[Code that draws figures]
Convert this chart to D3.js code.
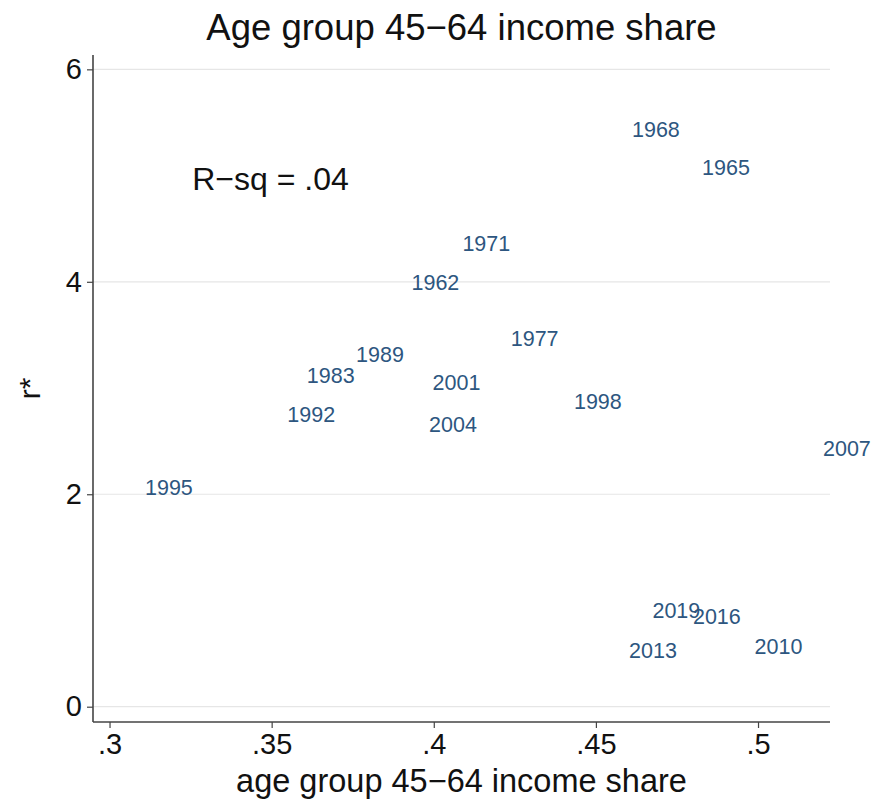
<!DOCTYPE html>
<html>
<head>
<meta charset="utf-8">
<script src="https://cdn.jsdelivr.net/npm/d3@7"></script>
<style>
  html, body { margin: 0; padding: 0; background: #fff; }
  svg { display: block; font-family: "Liberation Sans", Arial, Helvetica, sans-serif; }
</style>
</head>
<body>
<svg id="chart" width="877" height="800"></svg>
<script>
// ---- data ----
const years  = ["1968","1965","1971","1962","1977","1989","1983","2001","1992","2004","1995","1998","2007","2019","2016","2013","2010"];
const share  = [0.4599,0.4815,0.4076,0.3919,0.4225,0.3748,0.3596,0.3984,0.3536,0.3973,0.3097,0.4420,0.5188,0.4662,0.4787,0.4590,0.4977];
const rstar  = [5.43,5.08,4.36,3.99,3.47,3.32,3.12,3.05,2.75,2.66,2.06,2.87,2.43,0.91,0.85,0.53,0.57];
const xTicks = [0.30,0.35,0.40,0.45,0.50];
const xTickLabels = [".3",".35",".4",".45",".5"];
const yTicks = [0,2,4,6];
const yTickLabels = ["0","2","4","6"];
const titleText = "Age group 45\u221264 income share";
const xTitle = "age group 45\u221264 income share";
const yTitle = "r*";
const annotation = {text: "R\u2212sq = .04", x: 0.3255, y: 4.97};

// ---- layout ----
const svg = d3.select("#chart");
const mL = 93, mR = 830, mT = 55, mB = 722;

const x = d3.scaleLinear().domain([0.2949, 0.5222]).range([mL, mR]);
const y = d3.scaleLinear().domain([-0.144, 6.135]).range([mB, mT]);

// gridlines
svg.append("g").selectAll("line").data(yTicks).join("line")
  .attr("x1", mL).attr("x2", mR)
  .attr("y1", d => y(d)).attr("y2", d => y(d))
  .attr("stroke", "#e6e6e6").attr("stroke-width", 1.2);

// y axis
const yAxis = svg.append("g").attr("transform", `translate(${mL},0)`)
  .call(d3.axisLeft(y).tickValues(yTicks).tickFormat((d,i) => yTickLabels[i]).tickSize(6).tickPadding(5));
yAxis.select(".domain").attr("d", `M0,${mT}V${mB}`).attr("stroke", "#444").attr("stroke-width", 1.6);
yAxis.selectAll(".tick line").attr("stroke", "#444").attr("stroke-width", 1.2);
yAxis.selectAll(".tick text").attr("font-size", 29).attr("fill", "#111").attr("font-family", "Liberation Sans, Arial, sans-serif");

// x axis
const xAxis = svg.append("g").attr("transform", `translate(0,${mB})`)
  .call(d3.axisBottom(x).tickValues(xTicks).tickFormat((d,i) => xTickLabels[i]).tickSize(6).tickPadding(5));
xAxis.select(".domain").attr("d", `M${mL},0H${mR}`).attr("stroke", "#444").attr("stroke-width", 1.6);
xAxis.selectAll(".tick line").attr("stroke", "#444").attr("stroke-width", 1.2);
xAxis.selectAll(".tick text").attr("font-size", 29).attr("fill", "#111").attr("font-family", "Liberation Sans, Arial, sans-serif");

// marker labels (position 3: right of point)
svg.append("g").selectAll("text").data(years).join("text")
  .attr("x", (d,i) => x(share[i]) + 4)
  .attr("y", (d,i) => y(rstar[i]))
  .attr("dy", "0.35em")
  .attr("font-size", 21.5)
  .attr("fill", "#2d5680")
  .text(d => d);

// annotation
svg.append("text")
  .attr("x", x(annotation.x)).attr("y", y(annotation.y))
  .attr("dy", "0.35em")
  .attr("font-size", 32).attr("fill", "#111")
  .text(annotation.text);

// title
svg.append("text")
  .attr("x", (mL + mR) / 2).attr("y", 40)
  .attr("text-anchor", "middle")
  .attr("font-size", 36.5).attr("fill", "#111")
  .text(titleText);

// x title
svg.append("text")
  .attr("x", (mL + mR) / 2).attr("y", 792)
  .attr("text-anchor", "middle")
  .attr("font-size", 32.5).attr("fill", "#111")
  .text(xTitle);

// y title
svg.append("text")
  .attr("transform", `translate(40,${(mT + mB) / 2}) rotate(-90)`)
  .attr("text-anchor", "middle")
  .attr("font-size", 30).attr("fill", "#111")
  .text(yTitle);
</script>
</body>
</html>
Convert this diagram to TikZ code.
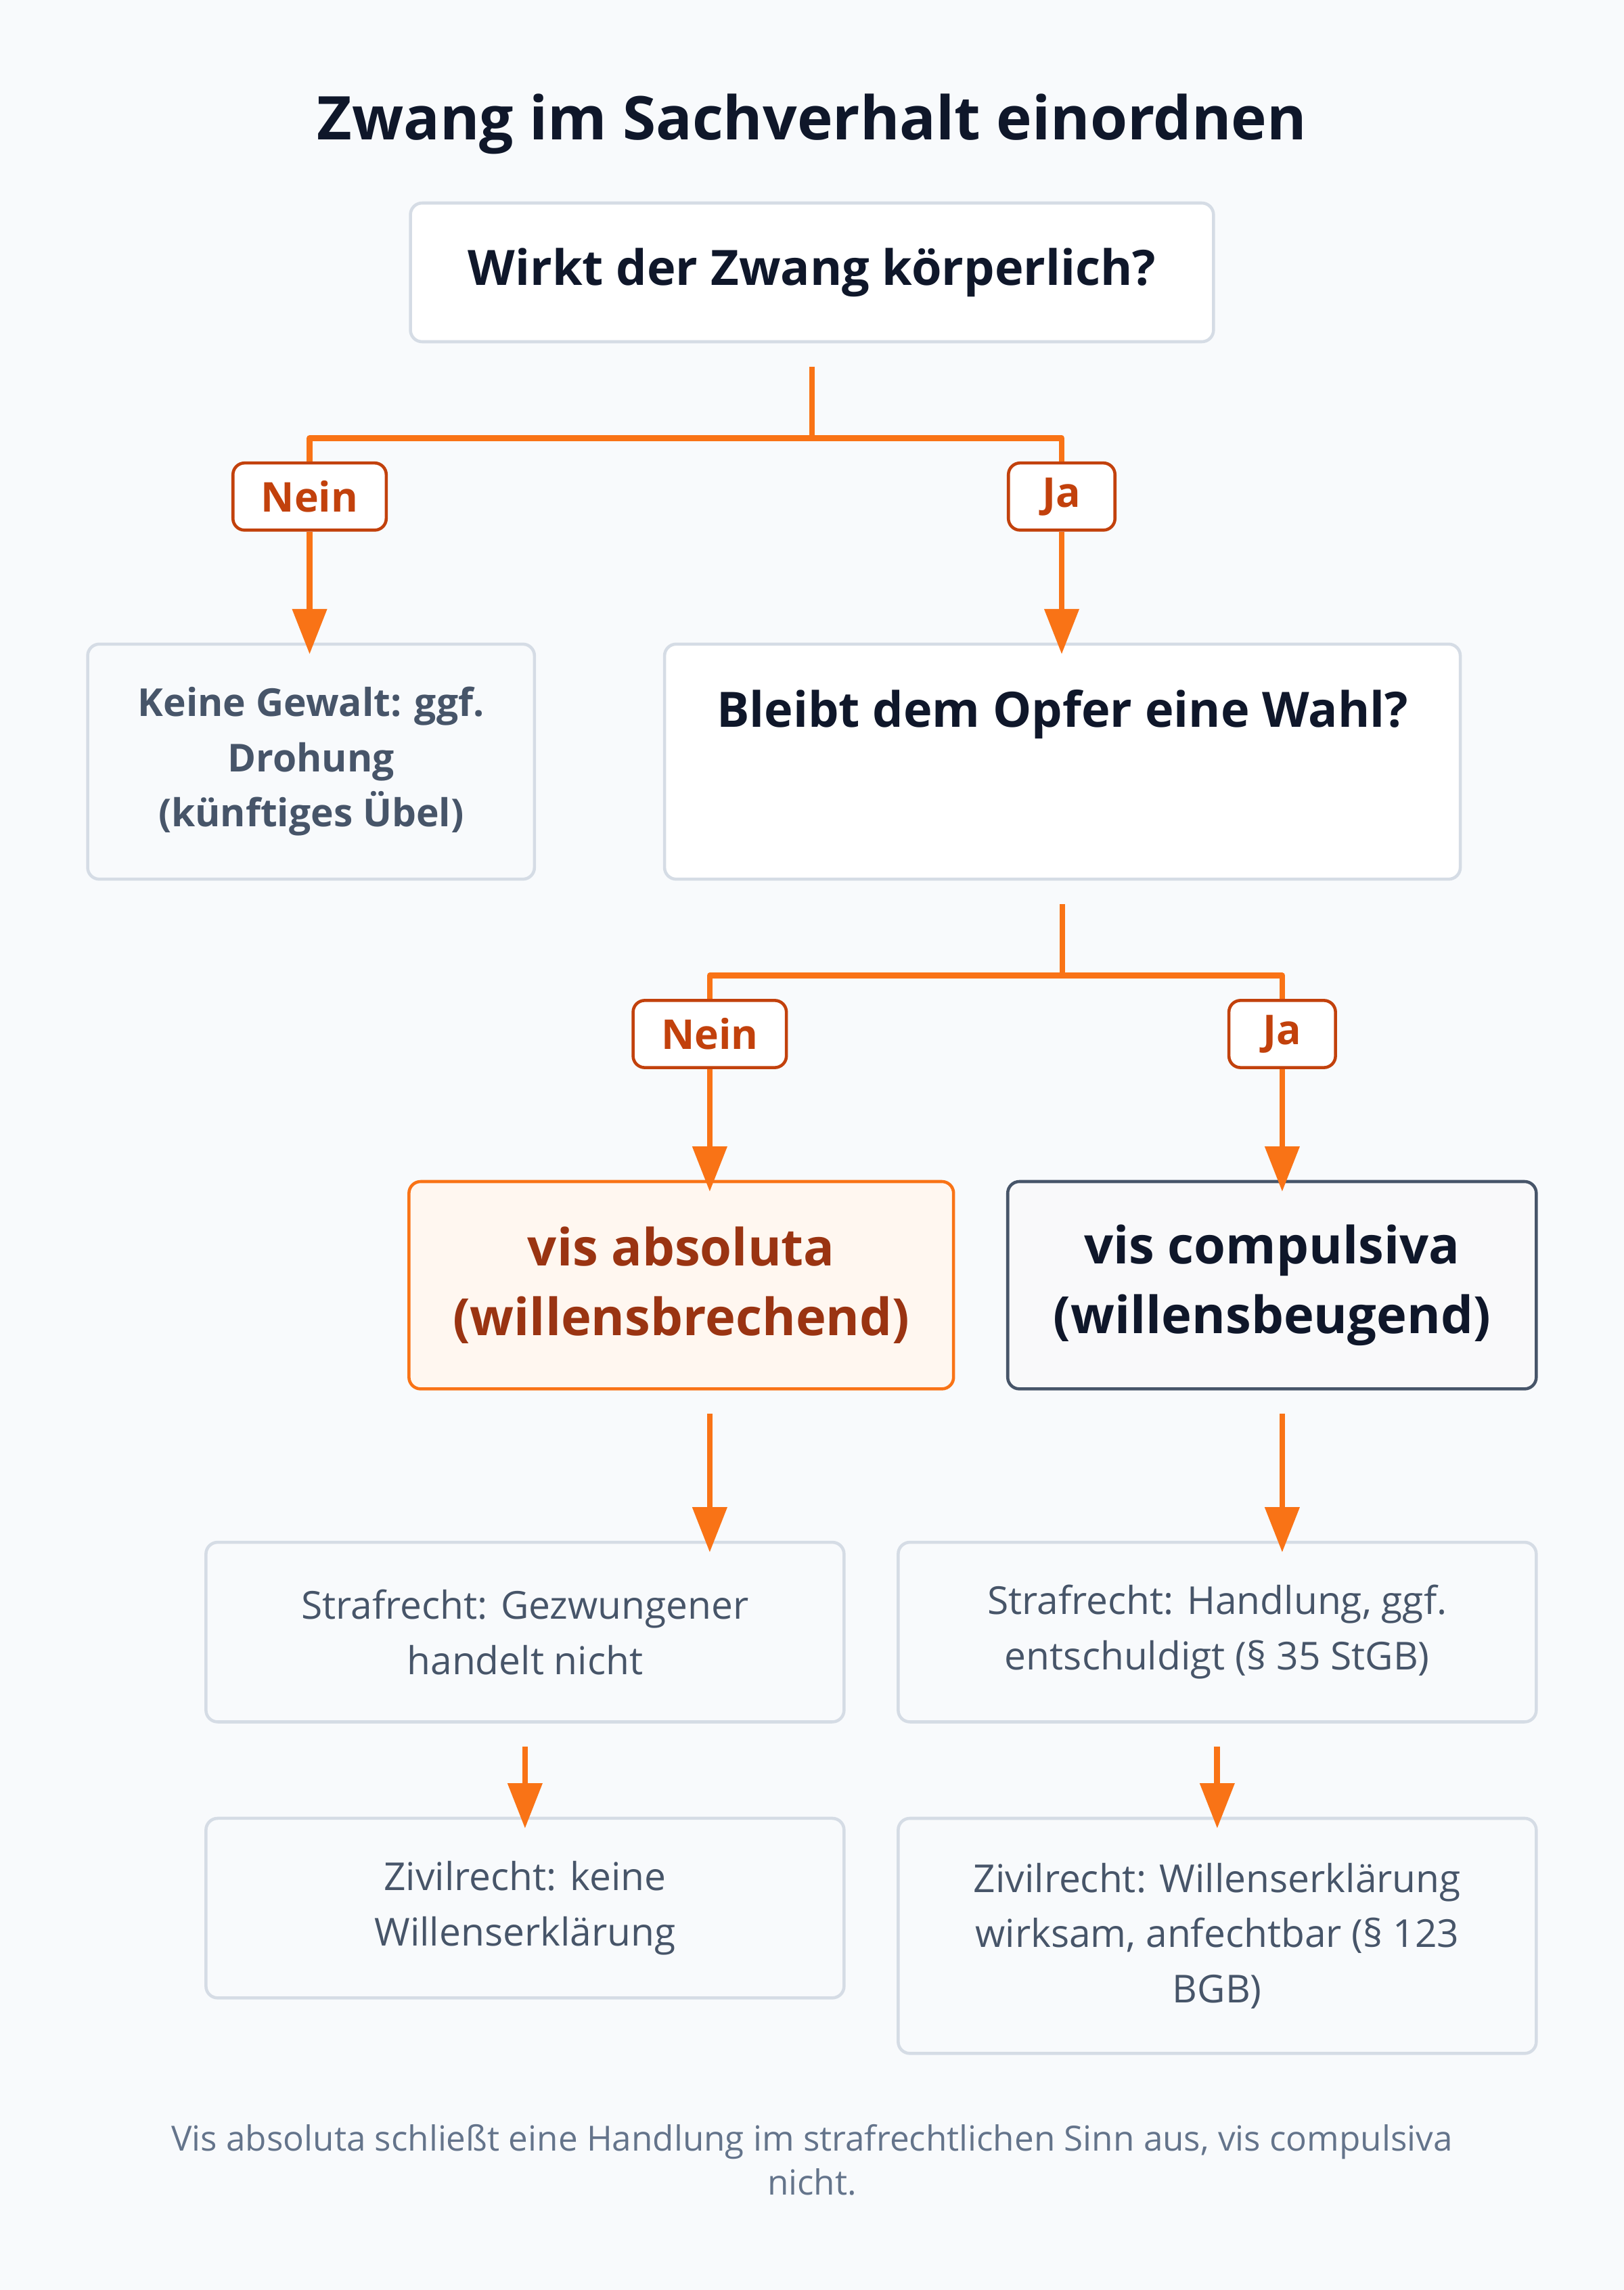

**Exercise brief:**
Return the records exactly. Don't carry the pictures over.

**Written response:**
Convert this chart to D3.js code.
<!DOCTYPE html>
<html>
<head>
<meta charset="utf-8">
<script src="https://cdn.jsdelivr.net/npm/d3@7"></script>
<style>
  html, body { margin: 0; padding: 0; background: #fff; }
  svg { display: block; font-family: "Liberation Sans", Arial, Helvetica, sans-serif; }
</style>
</head>
<body>
<svg id="chart" width="877" height="800"></svg>
<script>
// ---- data ----
const years  = ["1968","1965","1971","1962","1977","1989","1983","2001","1992","2004","1995","1998","2007","2019","2016","2013","2010"];
const share  = [0.4599,0.4815,0.4076,0.3919,0.4225,0.3748,0.3596,0.3984,0.3536,0.3973,0.3097,0.4420,0.5188,0.4662,0.4787,0.4590,0.4977];
const rstar  = [5.43,5.08,4.36,3.99,3.47,3.32,3.12,3.05,2.75,2.66,2.06,2.87,2.43,0.91,0.85,0.53,0.57];
const xTicks = [0.30,0.35,0.40,0.45,0.50];
const xTickLabels = [".3",".35",".4",".45",".5"];
const yTicks = [0,2,4,6];
const yTickLabels = ["0","2","4","6"];
const titleText = "Age group 45\u221264 income share";
const xTitle = "age group 45\u221264 income share";
const yTitle = "r*";
const annotation = {text: "R\u2212sq = .04", x: 0.3255, y: 4.97};

// ---- layout ----
const svg = d3.select("#chart");
const mL = 93, mR = 830, mT = 55, mB = 722;

const x = d3.scaleLinear().domain([0.2949, 0.5222]).range([mL, mR]);
const y = d3.scaleLinear().domain([-0.144, 6.135]).range([mB, mT]);

// gridlines
svg.append("g").selectAll("line").data(yTicks).join("line")
  .attr("x1", mL).attr("x2", mR)
  .attr("y1", d => y(d)).attr("y2", d => y(d))
  .attr("stroke", "#e6e6e6").attr("stroke-width", 1.2);

// y axis
const yAxis = svg.append("g").attr("transform", `translate(${mL},0)`)
  .call(d3.axisLeft(y).tickValues(yTicks).tickFormat((d,i) => yTickLabels[i]).tickSize(6).tickPadding(5));
yAxis.select(".domain").attr("d", `M0,${mT}V${mB}`).attr("stroke", "#444").attr("stroke-width", 1.6);
yAxis.selectAll(".tick line").attr("stroke", "#444").attr("stroke-width", 1.2);
yAxis.selectAll(".tick text").attr("font-size", 29).attr("fill", "#111").attr("font-family", "Liberation Sans, Arial, sans-serif");

// x axis
const xAxis = svg.append("g").attr("transform", `translate(0,${mB})`)
  .call(d3.axisBottom(x).tickValues(xTicks).tickFormat((d,i) => xTickLabels[i]).tickSize(6).tickPadding(5));
xAxis.select(".domain").attr("d", `M${mL},0H${mR}`).attr("stroke", "#444").attr("stroke-width", 1.6);
xAxis.selectAll(".tick line").attr("stroke", "#444").attr("stroke-width", 1.2);
xAxis.selectAll(".tick text").attr("font-size", 29).attr("fill", "#111").attr("font-family", "Liberation Sans, Arial, sans-serif");

// marker labels (position 3: right of point)
svg.append("g").selectAll("text").data(years).join("text")
  .attr("x", (d,i) => x(share[i]) + 4)
  .attr("y", (d,i) => y(rstar[i]))
  .attr("dy", "0.35em")
  .attr("font-size", 21.5)
  .attr("fill", "#2d5680")
  .text(d => d);

// annotation
svg.append("text")
  .attr("x", x(annotation.x)).attr("y", y(annotation.y))
  .attr("dy", "0.35em")
  .attr("font-size", 32).attr("fill", "#111")
  .text(annotation.text);

// title
svg.append("text")
  .attr("x", (mL + mR) / 2).attr("y", 40)
  .attr("text-anchor", "middle")
  .attr("font-size", 36.5).attr("fill", "#111")
  .text(titleText);

// x title
svg.append("text")
  .attr("x", (mL + mR) / 2).attr("y", 792)
  .attr("text-anchor", "middle")
  .attr("font-size", 32.5).attr("fill", "#111")
  .text(xTitle);

// y title
svg.append("text")
  .attr("transform", `translate(40,${(mT + mB) / 2}) rotate(-90)`)
  .attr("text-anchor", "middle")
  .attr("font-size", 30).attr("fill", "#111")
  .text(yTitle);
</script>
</body>
</html>
Convert this diagram to TikZ code.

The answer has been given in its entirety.